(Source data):
>> START
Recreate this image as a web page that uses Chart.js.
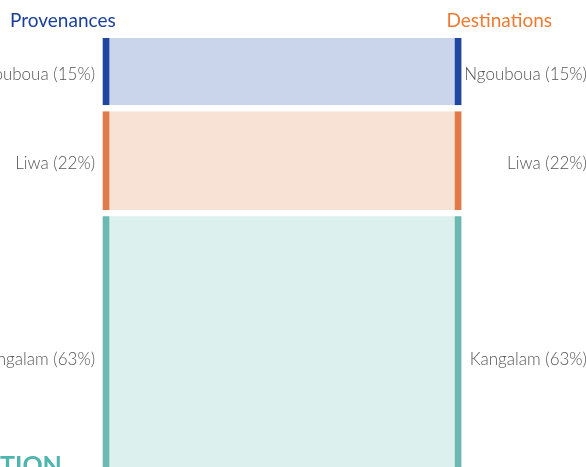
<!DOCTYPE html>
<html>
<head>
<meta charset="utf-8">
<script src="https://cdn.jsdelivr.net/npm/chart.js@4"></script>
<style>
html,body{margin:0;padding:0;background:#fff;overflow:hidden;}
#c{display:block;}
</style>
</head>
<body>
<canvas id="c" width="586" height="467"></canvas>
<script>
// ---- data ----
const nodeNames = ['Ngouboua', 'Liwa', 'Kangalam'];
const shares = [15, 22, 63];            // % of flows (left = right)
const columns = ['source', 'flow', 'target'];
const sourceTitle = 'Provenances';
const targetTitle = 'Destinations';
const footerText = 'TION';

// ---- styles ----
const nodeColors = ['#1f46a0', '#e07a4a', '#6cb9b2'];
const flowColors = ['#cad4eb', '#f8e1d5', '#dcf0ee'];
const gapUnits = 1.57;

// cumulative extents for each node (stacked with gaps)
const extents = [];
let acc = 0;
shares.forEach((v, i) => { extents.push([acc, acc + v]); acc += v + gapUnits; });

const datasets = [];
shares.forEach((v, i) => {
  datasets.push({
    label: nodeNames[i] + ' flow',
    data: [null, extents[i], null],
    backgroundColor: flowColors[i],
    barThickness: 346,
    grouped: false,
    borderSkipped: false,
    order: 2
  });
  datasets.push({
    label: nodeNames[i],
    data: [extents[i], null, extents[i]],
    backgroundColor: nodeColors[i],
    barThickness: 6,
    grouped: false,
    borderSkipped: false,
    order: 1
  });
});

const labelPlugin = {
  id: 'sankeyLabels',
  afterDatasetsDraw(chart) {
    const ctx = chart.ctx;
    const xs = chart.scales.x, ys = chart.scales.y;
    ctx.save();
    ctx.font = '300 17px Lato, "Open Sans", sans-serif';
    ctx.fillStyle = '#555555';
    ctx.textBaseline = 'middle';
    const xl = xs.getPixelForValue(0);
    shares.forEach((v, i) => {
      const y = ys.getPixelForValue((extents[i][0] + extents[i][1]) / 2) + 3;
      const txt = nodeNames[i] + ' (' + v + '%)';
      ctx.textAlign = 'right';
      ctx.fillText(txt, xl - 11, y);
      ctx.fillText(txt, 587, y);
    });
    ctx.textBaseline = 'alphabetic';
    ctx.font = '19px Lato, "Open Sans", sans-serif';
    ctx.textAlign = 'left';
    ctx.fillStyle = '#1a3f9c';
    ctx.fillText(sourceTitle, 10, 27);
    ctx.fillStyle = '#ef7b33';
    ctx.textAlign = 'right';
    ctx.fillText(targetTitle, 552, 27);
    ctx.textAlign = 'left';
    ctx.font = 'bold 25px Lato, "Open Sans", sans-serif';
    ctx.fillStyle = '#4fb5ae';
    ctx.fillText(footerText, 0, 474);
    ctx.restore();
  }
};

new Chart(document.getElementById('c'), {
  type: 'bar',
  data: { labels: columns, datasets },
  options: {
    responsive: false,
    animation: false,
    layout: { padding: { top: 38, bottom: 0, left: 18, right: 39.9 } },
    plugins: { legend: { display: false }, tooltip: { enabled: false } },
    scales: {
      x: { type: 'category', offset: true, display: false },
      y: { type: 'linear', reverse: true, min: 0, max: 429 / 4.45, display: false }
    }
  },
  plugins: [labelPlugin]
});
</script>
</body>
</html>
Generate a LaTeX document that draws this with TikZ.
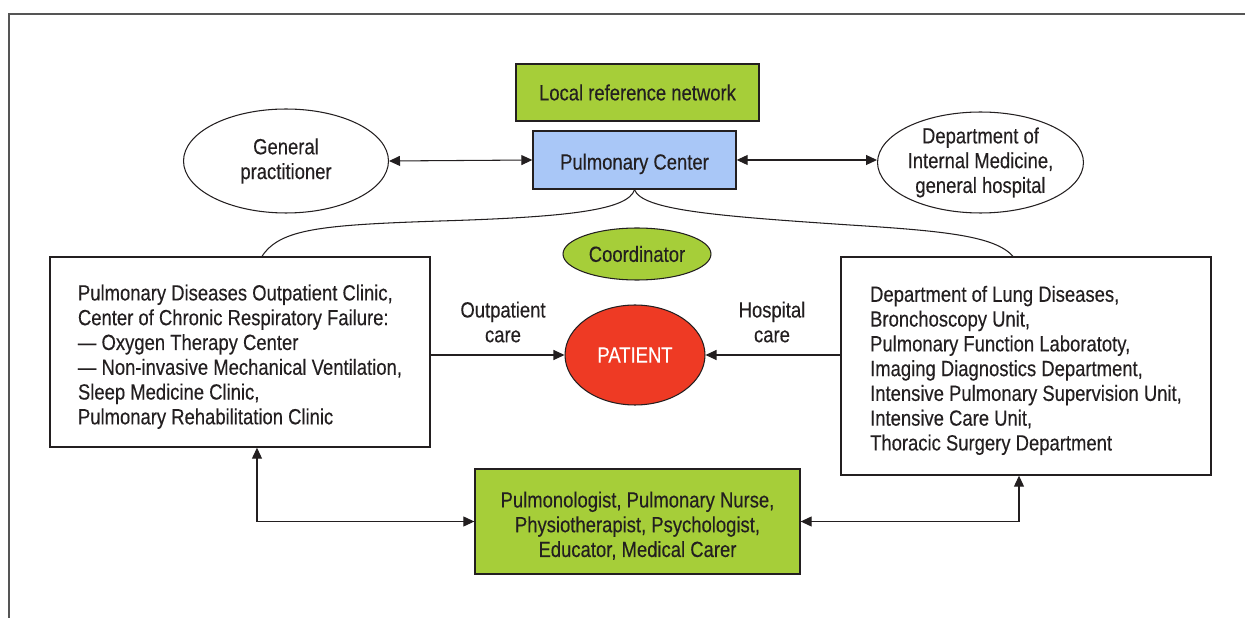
>> END
(What you have to do): Pictures are to be left out; all else in the entries above is to be quoted exactly.

(Final answer):
Recreate this image as a web page that uses Chart.js.
<!DOCTYPE html>
<html>
<head>
<meta charset="utf-8">
<script src="https://cdn.jsdelivr.net/npm/chart.js@4"></script>
<style>
html,body{margin:0;padding:0;background:#fff;overflow:hidden;}
#c{display:block;}
</style>
</head>
<body>
<canvas id="c" width="586" height="467"></canvas>
<script>
// ---- data ----
const nodeNames = ['Ngouboua', 'Liwa', 'Kangalam'];
const shares = [15, 22, 63];            // % of flows (left = right)
const columns = ['source', 'flow', 'target'];
const sourceTitle = 'Provenances';
const targetTitle = 'Destinations';
const footerText = 'TION';

// ---- styles ----
const nodeColors = ['#1f46a0', '#e07a4a', '#6cb9b2'];
const flowColors = ['#cad4eb', '#f8e1d5', '#dcf0ee'];
const gapUnits = 1.57;

// cumulative extents for each node (stacked with gaps)
const extents = [];
let acc = 0;
shares.forEach((v, i) => { extents.push([acc, acc + v]); acc += v + gapUnits; });

const datasets = [];
shares.forEach((v, i) => {
  datasets.push({
    label: nodeNames[i] + ' flow',
    data: [null, extents[i], null],
    backgroundColor: flowColors[i],
    barThickness: 346,
    grouped: false,
    borderSkipped: false,
    order: 2
  });
  datasets.push({
    label: nodeNames[i],
    data: [extents[i], null, extents[i]],
    backgroundColor: nodeColors[i],
    barThickness: 6,
    grouped: false,
    borderSkipped: false,
    order: 1
  });
});

const labelPlugin = {
  id: 'sankeyLabels',
  afterDatasetsDraw(chart) {
    const ctx = chart.ctx;
    const xs = chart.scales.x, ys = chart.scales.y;
    ctx.save();
    ctx.font = '300 17px Lato, "Open Sans", sans-serif';
    ctx.fillStyle = '#555555';
    ctx.textBaseline = 'middle';
    const xl = xs.getPixelForValue(0);
    shares.forEach((v, i) => {
      const y = ys.getPixelForValue((extents[i][0] + extents[i][1]) / 2) + 3;
      const txt = nodeNames[i] + ' (' + v + '%)';
      ctx.textAlign = 'right';
      ctx.fillText(txt, xl - 11, y);
      ctx.fillText(txt, 587, y);
    });
    ctx.textBaseline = 'alphabetic';
    ctx.font = '19px Lato, "Open Sans", sans-serif';
    ctx.textAlign = 'left';
    ctx.fillStyle = '#1a3f9c';
    ctx.fillText(sourceTitle, 10, 27);
    ctx.fillStyle = '#ef7b33';
    ctx.textAlign = 'right';
    ctx.fillText(targetTitle, 552, 27);
    ctx.textAlign = 'left';
    ctx.font = 'bold 25px Lato, "Open Sans", sans-serif';
    ctx.fillStyle = '#4fb5ae';
    ctx.fillText(footerText, 0, 474);
    ctx.restore();
  }
};

new Chart(document.getElementById('c'), {
  type: 'bar',
  data: { labels: columns, datasets },
  options: {
    responsive: false,
    animation: false,
    layout: { padding: { top: 38, bottom: 0, left: 18, right: 39.9 } },
    plugins: { legend: { display: false }, tooltip: { enabled: false } },
    scales: {
      x: { type: 'category', offset: true, display: false },
      y: { type: 'linear', reverse: true, min: 0, max: 429 / 4.45, display: false }
    }
  },
  plugins: [labelPlugin]
});
</script>
</body>
</html>
Generate a LaTeX document that draws this with TikZ.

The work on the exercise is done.